__ENTRIES SUPPLIED__

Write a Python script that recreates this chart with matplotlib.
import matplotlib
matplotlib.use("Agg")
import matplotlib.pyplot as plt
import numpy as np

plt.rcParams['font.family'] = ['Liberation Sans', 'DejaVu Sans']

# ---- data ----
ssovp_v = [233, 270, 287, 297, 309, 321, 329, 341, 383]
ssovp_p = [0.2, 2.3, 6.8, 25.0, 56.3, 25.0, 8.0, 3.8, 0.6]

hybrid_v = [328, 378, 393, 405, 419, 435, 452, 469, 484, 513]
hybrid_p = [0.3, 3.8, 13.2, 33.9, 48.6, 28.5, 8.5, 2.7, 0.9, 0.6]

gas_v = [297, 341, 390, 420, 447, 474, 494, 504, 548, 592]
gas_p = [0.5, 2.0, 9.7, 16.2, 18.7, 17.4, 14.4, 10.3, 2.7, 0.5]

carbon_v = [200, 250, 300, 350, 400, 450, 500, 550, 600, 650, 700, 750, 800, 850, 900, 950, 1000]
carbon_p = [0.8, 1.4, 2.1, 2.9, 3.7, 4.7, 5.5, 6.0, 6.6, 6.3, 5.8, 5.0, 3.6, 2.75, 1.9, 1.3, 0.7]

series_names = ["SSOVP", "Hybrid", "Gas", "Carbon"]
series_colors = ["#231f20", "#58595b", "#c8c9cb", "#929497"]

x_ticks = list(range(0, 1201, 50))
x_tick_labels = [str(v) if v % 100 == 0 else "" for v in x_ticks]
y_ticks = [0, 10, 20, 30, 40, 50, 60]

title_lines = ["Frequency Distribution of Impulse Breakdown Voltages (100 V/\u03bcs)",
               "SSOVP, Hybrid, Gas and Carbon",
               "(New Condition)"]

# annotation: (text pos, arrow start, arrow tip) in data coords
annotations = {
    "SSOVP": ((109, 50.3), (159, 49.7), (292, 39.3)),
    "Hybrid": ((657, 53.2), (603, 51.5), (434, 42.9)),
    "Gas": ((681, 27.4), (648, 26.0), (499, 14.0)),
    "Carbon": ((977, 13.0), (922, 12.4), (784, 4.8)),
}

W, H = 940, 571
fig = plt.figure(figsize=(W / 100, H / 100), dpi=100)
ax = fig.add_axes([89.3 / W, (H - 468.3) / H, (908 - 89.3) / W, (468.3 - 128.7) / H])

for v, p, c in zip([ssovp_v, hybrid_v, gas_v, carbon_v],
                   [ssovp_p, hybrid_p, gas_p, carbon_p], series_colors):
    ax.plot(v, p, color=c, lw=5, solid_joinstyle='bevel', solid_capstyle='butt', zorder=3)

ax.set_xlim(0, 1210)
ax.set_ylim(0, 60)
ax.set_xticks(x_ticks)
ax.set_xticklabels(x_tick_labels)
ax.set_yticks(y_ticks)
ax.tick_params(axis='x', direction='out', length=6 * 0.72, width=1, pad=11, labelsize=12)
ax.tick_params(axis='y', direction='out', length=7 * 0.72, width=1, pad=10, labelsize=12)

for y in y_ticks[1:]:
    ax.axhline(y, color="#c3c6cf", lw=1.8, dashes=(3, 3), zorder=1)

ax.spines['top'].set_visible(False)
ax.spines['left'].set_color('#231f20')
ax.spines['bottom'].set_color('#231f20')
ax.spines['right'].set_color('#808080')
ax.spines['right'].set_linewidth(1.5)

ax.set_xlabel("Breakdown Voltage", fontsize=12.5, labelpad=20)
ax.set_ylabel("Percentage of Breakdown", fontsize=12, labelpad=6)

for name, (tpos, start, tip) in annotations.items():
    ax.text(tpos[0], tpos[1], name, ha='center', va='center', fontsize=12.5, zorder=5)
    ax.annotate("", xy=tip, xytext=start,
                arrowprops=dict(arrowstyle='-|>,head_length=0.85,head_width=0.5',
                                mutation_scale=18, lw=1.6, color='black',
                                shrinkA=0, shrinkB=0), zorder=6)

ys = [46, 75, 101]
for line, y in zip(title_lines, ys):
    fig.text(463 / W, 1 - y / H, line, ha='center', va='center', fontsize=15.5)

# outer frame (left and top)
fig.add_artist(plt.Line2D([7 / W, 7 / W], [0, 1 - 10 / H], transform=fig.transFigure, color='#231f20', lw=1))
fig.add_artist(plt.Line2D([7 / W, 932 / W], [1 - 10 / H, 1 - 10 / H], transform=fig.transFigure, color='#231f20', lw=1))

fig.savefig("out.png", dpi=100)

* * *

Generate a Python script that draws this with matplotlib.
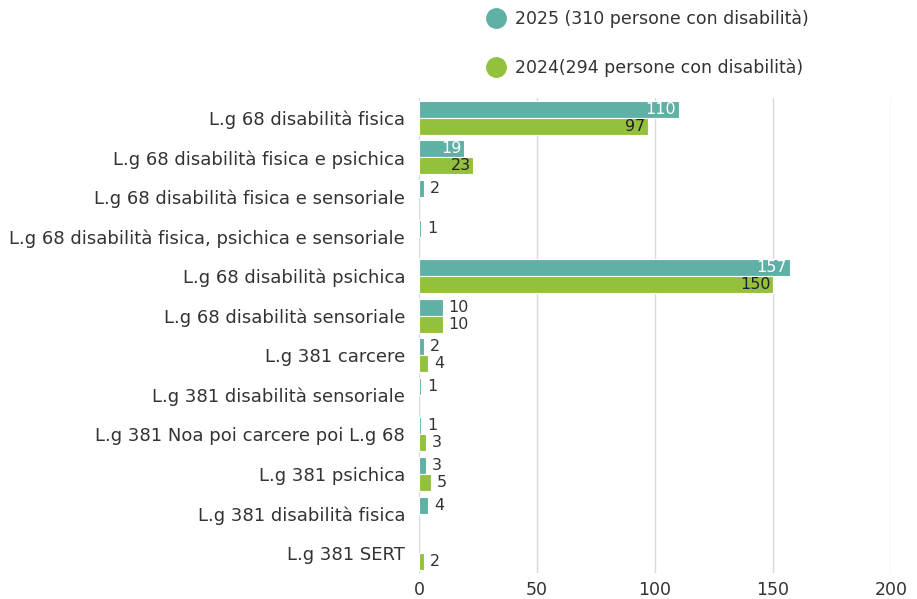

* * *

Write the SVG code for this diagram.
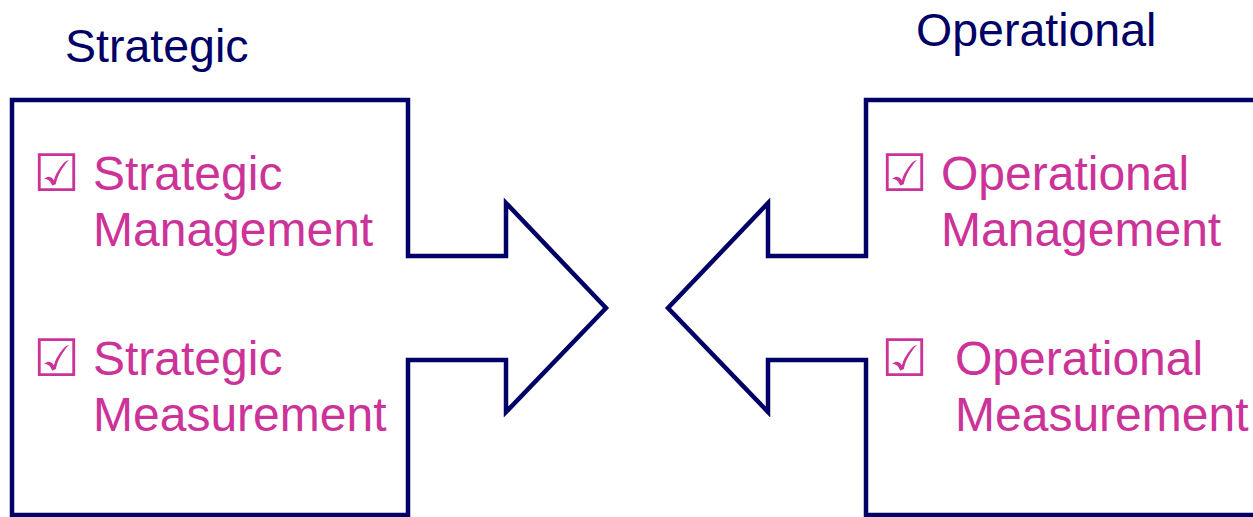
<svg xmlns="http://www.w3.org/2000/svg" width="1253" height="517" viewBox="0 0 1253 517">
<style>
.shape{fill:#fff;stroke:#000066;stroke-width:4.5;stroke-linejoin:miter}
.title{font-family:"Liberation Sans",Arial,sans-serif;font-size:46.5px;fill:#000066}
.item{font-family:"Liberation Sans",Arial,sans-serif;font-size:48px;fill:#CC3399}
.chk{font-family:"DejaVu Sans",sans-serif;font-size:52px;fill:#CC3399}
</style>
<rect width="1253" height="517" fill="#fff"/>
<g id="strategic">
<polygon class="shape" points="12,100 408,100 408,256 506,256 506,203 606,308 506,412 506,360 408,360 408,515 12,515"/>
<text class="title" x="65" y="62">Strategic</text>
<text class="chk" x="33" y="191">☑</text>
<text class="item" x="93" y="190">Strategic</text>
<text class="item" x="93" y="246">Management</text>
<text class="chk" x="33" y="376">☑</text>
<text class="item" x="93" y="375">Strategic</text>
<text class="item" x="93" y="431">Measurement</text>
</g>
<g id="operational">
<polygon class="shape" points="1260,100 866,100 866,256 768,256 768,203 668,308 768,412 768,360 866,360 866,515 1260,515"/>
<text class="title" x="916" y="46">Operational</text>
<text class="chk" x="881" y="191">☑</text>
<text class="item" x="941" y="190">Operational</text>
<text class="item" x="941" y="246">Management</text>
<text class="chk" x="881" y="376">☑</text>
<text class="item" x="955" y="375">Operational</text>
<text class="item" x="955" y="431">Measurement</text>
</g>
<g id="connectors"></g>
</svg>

__EXERCISE OBJECTIVE__
Your task is to repeat the lines from the one containing "Write a Python" to the one containing "2.7, 0.9, 0.6]", both lines included. Leave out every other line.

__WRITTEN RESPONSE__
Write a Python script that recreates this chart with matplotlib.
import matplotlib
matplotlib.use("Agg")
import matplotlib.pyplot as plt
import numpy as np

plt.rcParams['font.family'] = ['Liberation Sans', 'DejaVu Sans']

# ---- data ----
ssovp_v = [233, 270, 287, 297, 309, 321, 329, 341, 383]
ssovp_p = [0.2, 2.3, 6.8, 25.0, 56.3, 25.0, 8.0, 3.8, 0.6]

hybrid_v = [328, 378, 393, 405, 419, 435, 452, 469, 484, 513]
hybrid_p = [0.3, 3.8, 13.2, 33.9, 48.6, 28.5, 8.5, 2.7, 0.9, 0.6]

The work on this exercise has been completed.